Il n'y a pas d'autres claviers sur le reste de l'album. Deux titres sont d’architecture similaire, avec une montée aux extrêmes dans la cadence et dans le ton, mais leur traitement est fort dissemblable. Lovecraftien en diable, « From Beyond » est sombre et saccadé, riche en ruptures de rythme et en variations harmoniques ; il est animé par une scansion parfaite d'unisson entre la basse et la batterie des deux frères ennemis ; et il culmine dans un apogée de la tentation Thrash du groupe. Bon sang, Shelton en est presque à growler dans les derniers développements ! Titre absent de la version vinyle d'origine et seulement révélée aux acquéreurs du CD (à l'époque, les CD étaient plus chers), « The Book of Skelos » reproduit une semblable montée en intensité, mais point de Thrash ici, même si le final est particulièrement ébouriffant : on est en présence d'un titre épique pur jus de Manilla Road, qui met en musique une nouvelle de R. E. Howard. Plus complexe, « A Touch of Madness » oscille entre passages lents, riffs lourds et agaceries Speed, serpente en suivant les fils sinueux d'une ligne vocale dérangeante et variée, explose sur un solo très sheltonnien : que du bonheur. On regrettera, par contre, sinon la faute de goût, du moins le morceau très en retrait qu'est « Vlad (the Impaler) ». Tant au niveau de la musique que des lyrics, il reste très loin de tout ce qui a été décrit.

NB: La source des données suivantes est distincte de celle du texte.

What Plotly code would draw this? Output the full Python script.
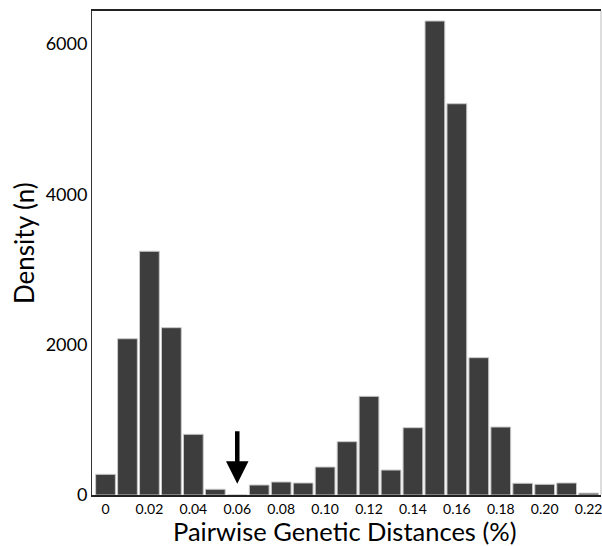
import plotly.graph_objects as go

# Data
bin_starts = [round(i * 0.01, 2) for i in range(23)]
counts = [275, 2078, 3241, 2225, 807, 76, 0, 133, 173, 160, 372, 709, 1312,
          332, 895, 6303, 5203, 1826, 904, 156, 142, 160, 25]
x_tick_vals = [0, 0.02, 0.04, 0.06, 0.08, 0.10, 0.12, 0.14, 0.16, 0.18, 0.20, 0.22]
x_tick_text = ["0", "0.02", "0.04", "0.06", "0.08", "0.10", "0.12", "0.14",
               "0.16", "0.18", "0.20", "0.22"]
y_tick_vals = [0, 2000, 4000, 6000]
y_tick_text = ["0", "2000", "4000", "6000"]
x_title = "Pairwise Genetic Distances (%)"
y_title = "Density (n)"
arrow_x = 0.06
arrow_y = 150

FONT = "Lato"

fig = go.Figure()
fig.add_trace(go.Bar(
    x=bin_starts, y=counts,
    marker=dict(color="#3d3d3d", line=dict(color="#c8c8c8", width=1)),
    showlegend=False,
))

fig.add_annotation(
    x=arrow_x, y=arrow_y, xref="x", yref="y",
    ax=0, ay=-54, axref="pixel", ayref="pixel",
    text="", showarrow=True,
    arrowhead=2, arrowwidth=4.5, arrowsize=1, arrowcolor="#000000",
    standoff=0,
)

# axis titles
fig.add_annotation(
    text=x_title, xref="paper", yref="paper", x=0.5, y=0,
    xanchor="center", yanchor="middle", xshift=-2, yshift=-36,
    showarrow=False, font=dict(size=25.5, family=FONT, color="#000000"),
)
fig.add_annotation(
    text=y_title, xref="paper", yref="paper", x=0, y=0.5,
    xanchor="center", yanchor="middle", xshift=-68, yshift=10,
    textangle=-90,
    showarrow=False, font=dict(size=26, family=FONT, color="#000000"),
)

fig.add_shape(type="line", xref="paper", yref="paper", x0=1, x1=1, y0=0, y1=1,
              line=dict(color="#bbbbbb", width=1))

fig.update_layout(
    width=602, height=546,
    margin=dict(l=92, r=1, t=11, b=51),
    paper_bgcolor="white", plot_bgcolor="white",
    bargap=0.1,
    font=dict(family=FONT, color="#000000"),
    xaxis=dict(
        range=[-0.00615, 0.22564],
        tickvals=x_tick_vals, ticktext=x_tick_text,
        tickfont=dict(size=14, family=FONT),
        ticklabeloverflow="allow",
        showgrid=False, zeroline=False,
        showline=True, linecolor="#222222", linewidth=1.5, mirror=True,
        ticks="",
    ),
    yaxis=dict(
        range=[0, 6436],
        tickvals=y_tick_vals, ticktext=y_tick_text,
        tickfont=dict(size=18, family=FONT),
        showgrid=False, zeroline=False,
        showline=True, linecolor="#333333", linewidth=1,
        ticks="",
    ),
)

fig.write_html(
    "out.html",
    config={"displayModeBar": False},
    post_script="document.body.style.margin='0';document.body.style.overflow='hidden';",
)
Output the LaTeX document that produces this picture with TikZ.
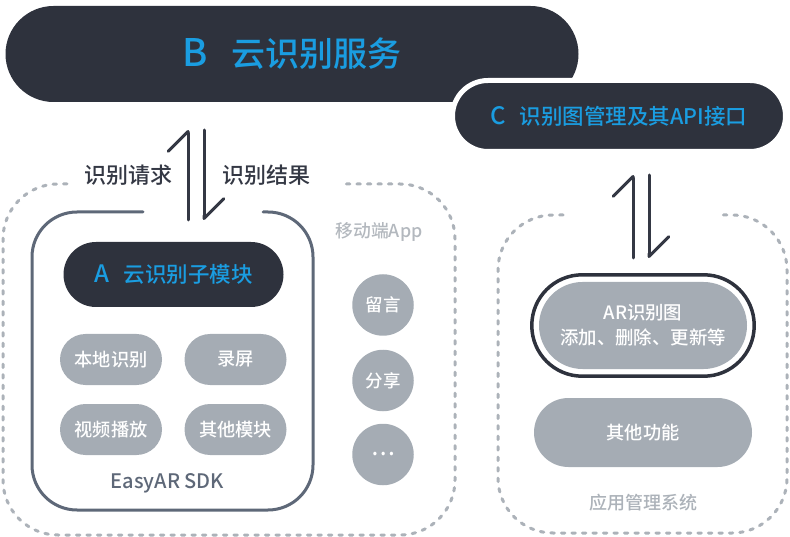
\documentclass[tikz,border=0pt]{standalone}
\usepackage{fontspec}
\setmainfont{Noto Sans CJK SC}
\newfontfamily\medfont{Noto Sans CJK SC Medium}
\usepackage{tikz}
\usetikzlibrary{arrows.meta,calc,positioning}

\definecolor{darkbg}{HTML}{2E323D}
\definecolor{titleblue}{HTML}{1A9DE1}
\definecolor{pillgray}{HTML}{A5ACB4}
\definecolor{dashgray}{HTML}{ACB2B9}
\definecolor{sdkgray}{HTML}{5E6878}
\definecolor{labelgray}{HTML}{B3B8BE}
\definecolor{arrowdark}{HTML}{343844}

\newcommand{\setfs}[1]{\fontsize{#1}{#1}\selectfont\medfont}

\begin{document}
\begin{tikzpicture}[x=1pt,y=1pt,
    pill/.style 2 args={minimum width=#1pt, minimum height=#2pt, rounded corners=#2pt/2},
    darkpill/.style={fill=darkbg, text=titleblue, inner sep=0pt},
    graypill/.style={fill=pillgray, text=white, inner sep=0pt, font=\setfs{18.2}},
    roundbtn/.style={circle, fill=pillgray, text=white, inner sep=0pt, minimum size=61.5pt, font=\setfs{17.5}},
    dashbox/.style={draw=dashgray, line width=3pt, line cap=round, dash pattern=on 3.5pt off 7pt},
    harp/.style={draw=arrowdark, line width=3pt, line cap=round, -{Straight Barb[harpoon, angle=90:28pt, round]}}
  ]
  \useasboundingbox (0,0) rectangle (790,-537);

  % B cloud service
  \node[darkpill, pill={573}{96}, font=\setfs{34}] (cloud) at (292,-54) {{\fontsize{38}{38}\selectfont B}\hspace{0.72em}云识别服务};

  % C target api
  \node[darkpill, pill={333}{71}, draw=white, line width=5pt, font=\setfs{21.5}] (api) at (619,-116) {{\fontsize{24}{24}\selectfont C}\hspace{0.62em}识别图管理及其API接口};

  % request / result
  \coordinate (reqbot) at (188,-220);
  \coordinate (reqtop) at (188,-130);
  \coordinate (restop) at (204,-130);
  \coordinate (resbot) at (204,-220);
  \draw[harp] (reqbot) -- (reqtop);
  \draw[harp] (restop) -- (resbot);
  \node[text=arrowdark, font=\setfs{22}] (reqlabel) at (128,-175) {识别请求};
  \node[text=arrowdark, font=\setfs{22}] (reslabel) at (266,-175) {识别结果};

  % mobile app
  \draw[dashbox, rounded corners=55pt] (67,-184) -- (3,-184) -- (3,-535) -- (455,-535) -- (455,-184) -- (340,-184);
  \node[text=labelgray, font=\setfs{17.8}] (applabel) at (379,-232) {移动端App};
  \node[roundbtn] (comment) at (383,-305) {留言};
  \node[roundbtn] (share) at (383,-380.5) {分享};
  \node[roundbtn, font=\setfs{22}] (more) at (383,-454.5) {⋯};

  % EasyAR SDK
  \draw[draw=sdkgray, line width=3pt, line cap=round, rounded corners=45pt] (143,-212) -- (32,-212) -- (32,-510) -- (313,-510) -- (313,-212) -- (263,-212);
  \node[darkpill, pill={220}{65}, font=\setfs{21.5}] (submodule) at (173.5,-274.5) {{\fontsize{24}{24}\selectfont A}\hspace{0.7em}云识别子模块};
  \node[graypill, pill={102}{51}] (localrec) at (111,-359.5) {本地识别};
  \node[graypill, pill={102}{51}] (record) at (235.5,-359.5) {录屏};
  \node[graypill, pill={102}{51}] (video) at (111,-429.5) {视频播放};
  \node[graypill, pill={102}{51}] (othermod) at (235.5,-429.5) {其他模块};
  \node[text=sdkgray, font=\setfs{20}] (sdklabel) at (167.5,-483) {EasyAR SDK};

  % app management
  \coordinate (mgrbot) at (633,-258);
  \coordinate (mgrtop) at (633,-175);
  \coordinate (apitop) at (649,-175);
  \coordinate (apibot) at (649,-258);
  \draw[harp] (mgrbot) -- (mgrtop);
  \draw[harp] (apitop) -- (apibot);
  \draw[dashbox, rounded corners=55pt] (563,-215) -- (498,-215) -- (498,-533) -- (787,-533) -- (787,-215) -- (722,-215);
  \node[graypill, pill={208}{87}, align=center, font=\fontsize{18.4}{25}\selectfont\medfont] (argraph) at (643,-325.5) {AR识别图\\添加、删除、更新等};
  \draw[draw=darkbg, line width=3.5pt, rounded corners=50.5pt] ($(argraph.south west)+(-7,-7)$) rectangle ($(argraph.north east)+(7,7)$);
  \node[graypill, pill={218}{69}] (otherfunc) at (643,-432.5) {其他功能};
  \node[text=dashgray, font=\setfs{18}] (mgrlabel) at (643,-503) {应用管理系统};
\end{tikzpicture}
\end{document}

Flying on high like a bird
Nothing can ever shoot down

Mais baste, ne terminons pas sur cette note ronchonne, j'ai gardé le meilleur pour la fin : mon titre préféré de l'album, « Dig me no Grave » (dont les paroles ont aéré dans le désordre les paragraphes de cette trop longue chronique). Pas forcément le meilleur, ni le plus original ; mais, en plus d'être une tuerie propre à briser le cou du plus souple et musclé des headbangers, il est assurément le plus émouvant une fois mis dans son contexte. Le monde de Shelton s'écroule ; son groupe part à vau-l'eau ; le succès ardemment courtisé et juste entrevu s'enfuit hors de portée. Qu'importe : le Shark a encore la force de lancer ce formidable cri de défi, de jeter avec panache son gant à la face d'une adversité sommée de ne pas l'enterrer trop vite. Un riffing ivre d'une rage vengeresse animée par une voix monocorde et déterminée, émaillé d'un solo plein de fureur à peine contenue, donne vie à un morceau immortel qui me donne le frisson à chaque écoute.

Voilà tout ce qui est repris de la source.